A Belgian court ruled against Google’s use of newspaper stories in September 2006, though Google claimed ignorance of the event.
Since then the parties have returned to court where the matter was further examined. See website articles for more in day or so.
What is of interest here are the arguments of breach of copyright and how Google operates.
Google’s news service automatically scans the website of newspapers and extracts snippets of text and headlines. These are displayed at Google News and the headlines link users to the full stories on the source sites. Copiepresse acting for a number of press organisations has argued this amounts to breach of copyright and a breach of database rules since its press members had not permitted such use. Copiepresse still wants the traffic but wants Google to pay for this, something Google is loath to do.

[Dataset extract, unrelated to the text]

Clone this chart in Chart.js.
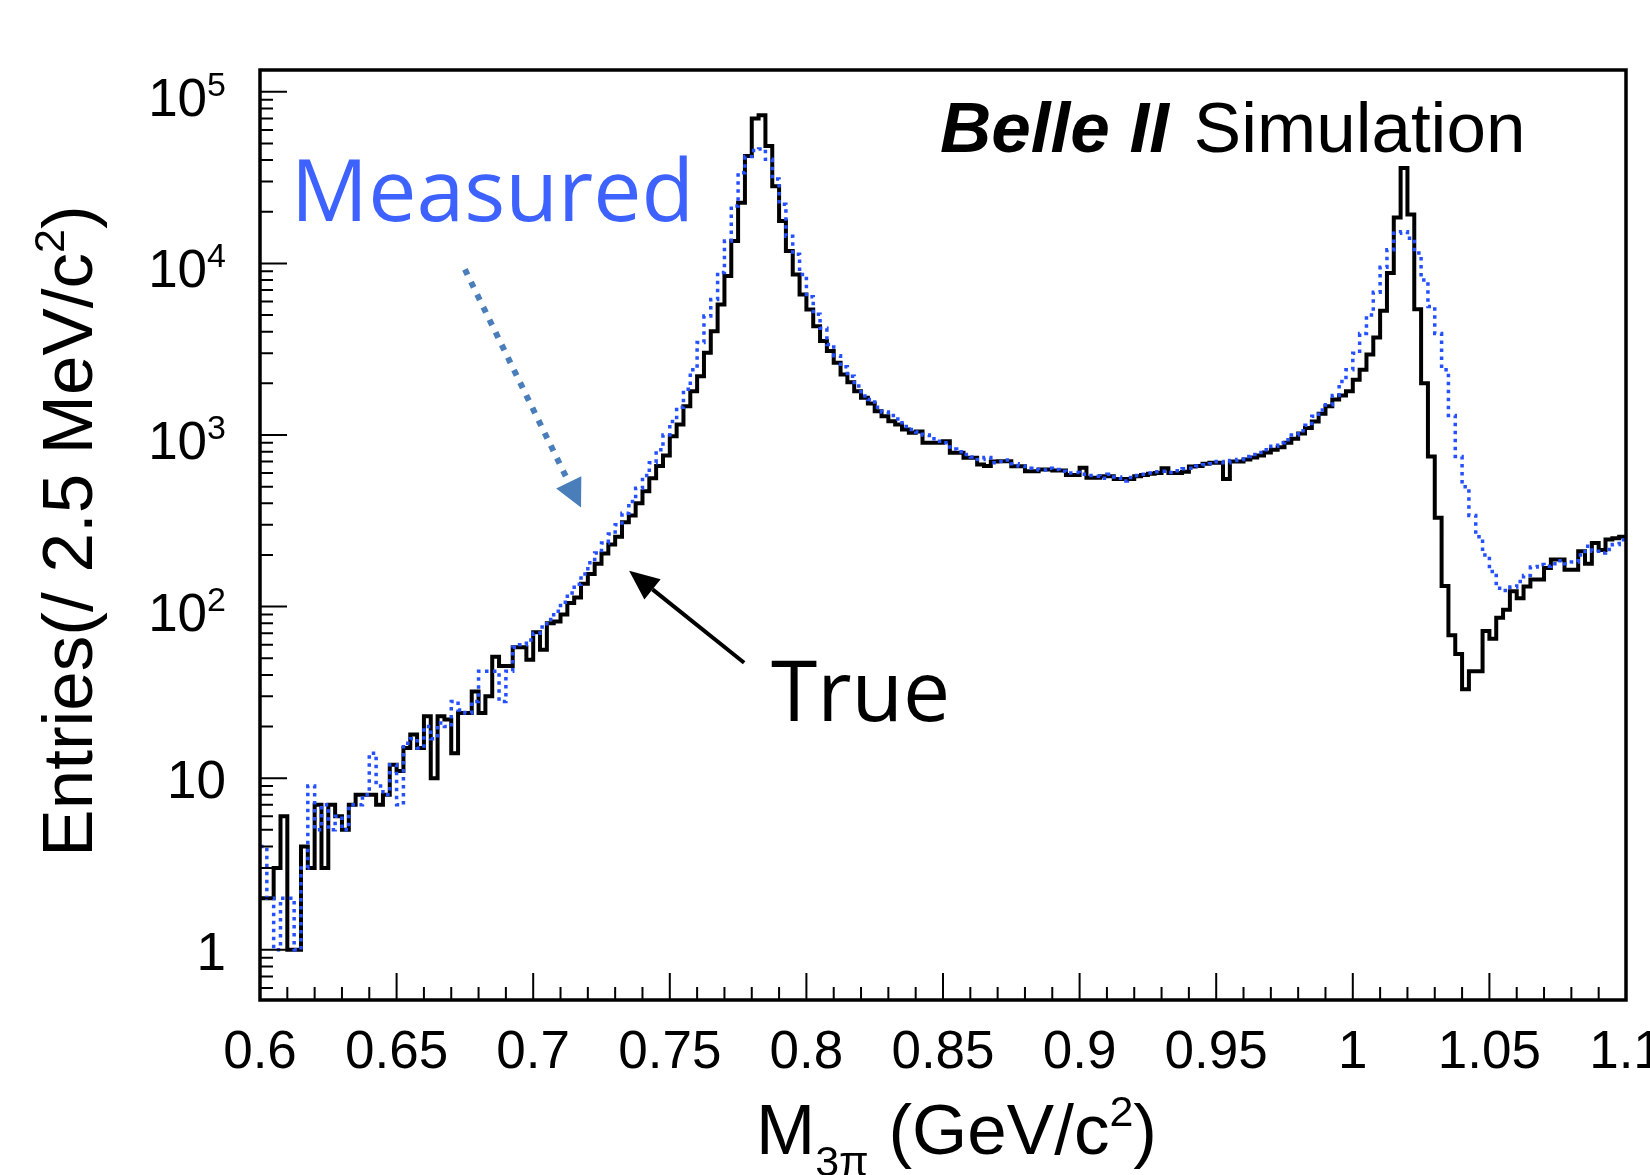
<!DOCTYPE html>
<html>
<head>
<meta charset="utf-8">
<script src="https://cdn.jsdelivr.net/npm/chart.js@4"></script>
<style>
  html, body { margin: 0; padding: 0; background: #fff; }
  canvas { display: block; }
</style>
</head>
<body>
<canvas id="myChart" width="1650" height="1175"></canvas>
<script>
// histogram binning: 200 bins of 2.5 MeV from 0.6 to 1.1 GeV
const xMin = 0.6;
const xMax = 1.1;
const binWidth = 0.0025;

// "True" M(3pi), solid black
const trueCounts = [
  2, 2, 3, 6, 1, 1, 4, 3, 7, 3,
  7, 6, 5, 7, 8, 8, 8, 7, 8, 12,
  11, 15, 18, 15, 23, 10, 23, 22, 14, 24,
  24, 32, 24, 30, 51, 45, 45, 58, 58, 49,
  71, 56, 80, 82, 90, 105, 113, 136, 155, 178,
  204, 230, 255, 310, 340, 400, 470, 560, 660, 760,
  984, 1152, 1472, 1802, 2203, 3013, 4030, 5765, 8440, 13500,
  22600, 42300, 69800, 72900, 48300, 28200, 17650, 11800, 8630, 6590,
  5390, 4310, 3525, 3083, 2637, 2254, 2032, 1802, 1648, 1527,
  1377, 1288, 1204, 1152, 1077, 1030, 1050, 900, 900, 900,
  920, 787, 787, 736, 736, 673, 660, 700, 704, 704,
  658, 658, 615, 615, 630, 630, 622, 622, 585, 585,
  644, 563, 563, 575, 575, 555, 555, 555, 575, 585,
  595, 600, 640, 600, 600, 610, 655, 660, 680, 690,
  690, 555, 700, 700, 720, 740, 760, 790, 820, 850,
  900, 950, 1020, 1100, 1200, 1330, 1470, 1610, 1700, 1800,
  2100, 2400, 2950, 3700, 5300, 8800, 18500, 36000, 19300, 5400,
  2000, 750, 330, 132, 68, 53, 33, 42, 42, 72,
  65, 86, 96, 123, 112, 131, 144, 144, 168, 188,
  188, 164, 164, 210, 178, 235, 214, 246, 250, 255
];

// "Measured" M(3pi), blue dotted
const measuredCounts = [
  4, 2, 1, 2, 2, 1, 3, 9, 5, 7,
  5, 6, 5, 7, 7, 8, 14, 9, 8, 12,
  7, 16, 17, 15, 20, 17, 21, 20, 28, 25,
  24, 28, 42, 42, 42, 28, 42, 58, 60, 64,
  70, 76, 84, 94, 106, 120, 135, 155, 180, 205,
  235, 265, 300, 350, 410, 490, 580, 690, 820, 1000,
  1200, 1450, 1850, 2400, 3460, 4930, 6165, 8850, 13500, 21600,
  33800, 42000, 45500, 46500, 40400, 31000, 22100, 14400, 11300, 8630,
  6400, 5050, 4190, 3370, 2900, 2500, 2200, 1930, 1690, 1610,
  1450, 1360, 1300, 1240, 1120, 1077, 1040, 1000, 950, 920,
  900, 830, 800, 770, 745, 720, 740, 690, 700, 715,
  680, 660, 640, 630, 625, 640, 630, 615, 600, 605,
  590, 580, 575, 560, 590, 570, 540, 565, 580, 590,
  600, 610, 615, 605, 620, 635, 640, 660, 670, 680,
  700, 690, 710, 720, 750, 770, 790, 820, 860, 900,
  940, 1000, 1060, 1140, 1288, 1400, 1500, 1700, 2050, 2400,
  3000, 3900, 5000, 6800, 9500, 12000, 15000, 15300, 14000, 11500,
  8000, 5600, 3900, 2400, 1300, 750, 500, 340, 255, 200,
  160, 128, 124, 130, 140, 152, 170, 176, 172, 178,
  185, 178, 182, 200, 225, 210, 205, 215, 230, 245
];

const xTickValues = [0.6, 0.65, 0.7, 0.75, 0.8, 0.85, 0.9, 0.95, 1, 1.05, 1.1];
const xTickLabels = ['0.6', '0.65', '0.7', '0.75', '0.8', '0.85', '0.9', '0.95', '1', '1.05', '1.1'];
const yTickValues = [1, 10, 100, 1000, 10000, 100000];
const yTickBases = ['1', '10', '10', '10', '10', '10'];
const yTickExponents = ['', '', '2', '3', '4', '5'];

const yMin = 0.51;
const yMax = 1.34e5;

const ROOT_FONT = '"Liberation Sans", Arial, Helvetica, sans-serif';
const NOTE_FONT = '"Open Sans", "Noto Sans", sans-serif';

// one point per lower bin edge, plus the closing edge at xMax
function stepPoints(counts) {
  const pts = counts.map((c, i) => ({ x: xMin + i * binWidth, y: c }));
  pts.push({ x: xMax, y: counts[counts.length - 1] });
  return pts;
}

function drawArrow(ctx, x0, y0, x1, y1, color, width, dash, headLen, headW) {
  const ang = Math.atan2(y1 - y0, x1 - x0);
  const ex = x1 - headLen * Math.cos(ang);
  const ey = y1 - headLen * Math.sin(ang);
  ctx.save();
  ctx.strokeStyle = color;
  ctx.fillStyle = color;
  ctx.lineWidth = width;
  ctx.lineCap = 'butt';
  ctx.setLineDash(dash);
  ctx.beginPath();
  ctx.moveTo(x0, y0);
  ctx.lineTo(ex, ey);
  ctx.stroke();
  ctx.setLineDash([]);
  const px = -Math.sin(ang) * headW / 2;
  const py = Math.cos(ang) * headW / 2;
  ctx.beginPath();
  ctx.moveTo(x1, y1);
  ctx.lineTo(ex + px, ey + py);
  ctx.lineTo(ex - px, ey - py);
  ctx.closePath();
  ctx.fill();
  ctx.restore();
}

// pieces: [text, size, baseline shift]
function richWidth(ctx, pieces) {
  let w = 0;
  pieces.forEach(([t, size]) => {
    ctx.font = `${size}px ${ROOT_FONT}`;
    w += ctx.measureText(t).width;
  });
  return w;
}
function drawRich(ctx, pieces, x, y) {
  let cx = x;
  pieces.forEach(([t, size, dy]) => {
    ctx.font = `${size}px ${ROOT_FONT}`;
    ctx.fillText(t, cx, y + dy);
    cx += ctx.measureText(t).width;
  });
}

// ROOT style frame, inner ticks, y labels, titles and notes
const rootStyle = {
  id: 'rootStyle',
  afterDatasetsDraw(chart) {
    const { ctx, chartArea: a, scales: { x, y } } = chart;
    ctx.save();
    ctx.strokeStyle = '#000';
    ctx.lineWidth = 2;
    ctx.beginPath();
    // x ticks (major every 0.05, minor every 0.01)
    for (let k = 0; k <= 50; k++) {
      const px = x.getPixelForValue(xMin + k * 0.01);
      const len = k % 5 === 0 ? 27 : 13;
      ctx.moveTo(px, a.bottom);
      ctx.lineTo(px, a.bottom - len);
    }
    // y ticks (decades + 2..9)
    yTickValues.forEach(v => {
      const py = y.getPixelForValue(v);
      ctx.moveTo(a.left, py);
      ctx.lineTo(a.left + 27, py);
    });
    for (let e = -1; e <= 5; e++) {
      for (let m = 2; m <= 9; m++) {
        const v = m * Math.pow(10, e);
        if (v < yMin || v > yMax) continue;
        const py = y.getPixelForValue(v);
        ctx.moveTo(a.left, py);
        ctx.lineTo(a.left + 13, py);
      }
    }
    ctx.stroke();

    ctx.lineWidth = 3.5;
    ctx.strokeRect(a.left, a.top, a.right - a.left, a.bottom - a.top);

    // y tick labels
    ctx.fillStyle = '#000';
    ctx.textBaseline = 'alphabetic';
    ctx.textAlign = 'left';
    yTickValues.forEach((v, i) => {
      const py = y.getPixelForValue(v);
      const exp = yTickExponents[i];
      const pieces = exp
        ? [[yTickBases[i], 53, 0], [exp, 34, -20]]
        : [[yTickBases[i], 53, 0]];
      const w = richWidth(ctx, pieces);
      drawRich(ctx, pieces, a.left - 34 - w, py + (exp ? 24 : 20));
    });

    // x title
    drawRich(ctx, [['M', 71, 0], ['3\u03c0', 43, 22], [' (GeV/c', 71, 0], ['2', 43, -28], [')', 71, 0]], 756, 1154);

    // y title, rotated
    const yPieces = [['Entries(/ 2.5 MeV/c', 71, 0], ['2', 43, -28], [')', 71, 0]];
    const yw = richWidth(ctx, yPieces);
    ctx.save();
    ctx.translate(92, 531);
    ctx.rotate(-Math.PI / 2);
    drawRich(ctx, yPieces, -yw / 2, 0);
    ctx.restore();

    // Belle II Simulation
    const bx = x.getPixelForValue(0.8489);
    const by = y.getPixelForValue(44400);
    ctx.font = `italic bold 71px ${ROOT_FONT}`;
    ctx.fillText('Belle II', bx, by);
    const bw = ctx.measureText('Belle II').width;
    ctx.font = `71px ${ROOT_FONT}`;
    ctx.fillText('Simulation', bx + bw + 25, by);

    // notes
    ctx.font = `86px ${NOTE_FONT}`;
    ctx.fillStyle = '#3d62ff';
    ctx.fillText('Measured', x.getPixelForValue(0.6113), y.getPixelForValue(17580));
    ctx.fillStyle = '#000';
    ctx.font = `84px ${NOTE_FONT}`;
    ctx.fillText('True', x.getPixelForValue(0.787), y.getPixelForValue(21.6));

    drawArrow(ctx,
      x.getPixelForValue(0.675), y.getPixelForValue(9230),
      x.getPixelForValue(0.7175), y.getPixelForValue(378),
      '#4a7ebb', 6, [6, 8], 28, 28);
    drawArrow(ctx,
      x.getPixelForValue(0.7772), y.getPixelForValue(47.1),
      x.getPixelForValue(0.7351), y.getPixelForValue(162),
      '#000', 4, [], 30, 26);
    ctx.restore();
  }
};

const ctx = document.getElementById('myChart').getContext('2d');

new Chart(ctx, {
  type: 'line',
  data: {
    datasets: [
      {
        label: 'True',
        data: stepPoints(trueCounts),
        borderColor: '#000',
        borderWidth: 4,
        stepped: true,
        pointRadius: 0,
        fill: false,
        order: 1
      },
      {
        label: 'Measured',
        data: stepPoints(measuredCounts),
        borderColor: '#2450ff',
        borderWidth: 3.5,
        borderDash: [3.5, 4.5],
        stepped: true,
        pointRadius: 0,
        fill: false,
        order: 0
      }
    ]
  },
  options: {
    responsive: false,
    devicePixelRatio: 1,
    animation: false,
    layout: { padding: { left: 260, right: 24, top: 70, bottom: 0 } },
    scales: {
      x: {
        type: 'linear',
        min: xMin,
        max: xMax,
        grid: { display: false, drawTicks: false },
        border: { display: false },
        afterBuildTicks: (scale) => {
          scale.ticks = xTickValues.map(v => ({ value: v }));
        },
        afterFit: (scale) => {
          scale.height = 175;
          scale.paddingLeft = 0;
          scale.paddingRight = 0;
        },
        ticks: {
          maxRotation: 0,
          autoSkip: false,
          padding: 22,
          color: '#000',
          font: { family: ROOT_FONT, size: 53 },
          callback: (value, index) => xTickLabels[index]
        }
      },
      y: {
        type: 'logarithmic',
        display: false,
        min: yMin,
        max: yMax
      }
    },
    plugins: {
      legend: { display: false },
      tooltip: { enabled: false }
    }
  },
  plugins: [rootStyle]
});
</script>
</body>
</html>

The court ruled that Google’s cache also infringed copyright. With Google, search results are displayed on the third party site and also on a link to a “cached “copy of the same page stored at Google’s own site which say the Belgians undermine their own members archive sales. Why pay for an archived search if you can Google this and get it for free?
Googlebot, an automated programme, trawls the web for content and archives these as copies in its index by breaking down the text and providing the Google search with a summary.
It is possible to block Google or other search robots by way of robots exclusion standard (/robots.txt) or “NOARCHIVE” added to the end website page url.
Copiepresse did not do this because they said that excused Google from an illegal act and this argument has occurred subsequently with WAN (The World Association Of Newspapers) which represents 18,000 newspapers in 102 countries.
Copiepresse hoped that if enough publishers withdraw their content Google will lose content to index and this will force it to share some of its $10 billion per annum spoils.
Copiepresse argued Google is illegally cutting them out of their right to archive revenue which Google provides for free.
Google argued however as an intermediary it had the right to cache material by way of The Copyright Directive and E-Commerce Directive.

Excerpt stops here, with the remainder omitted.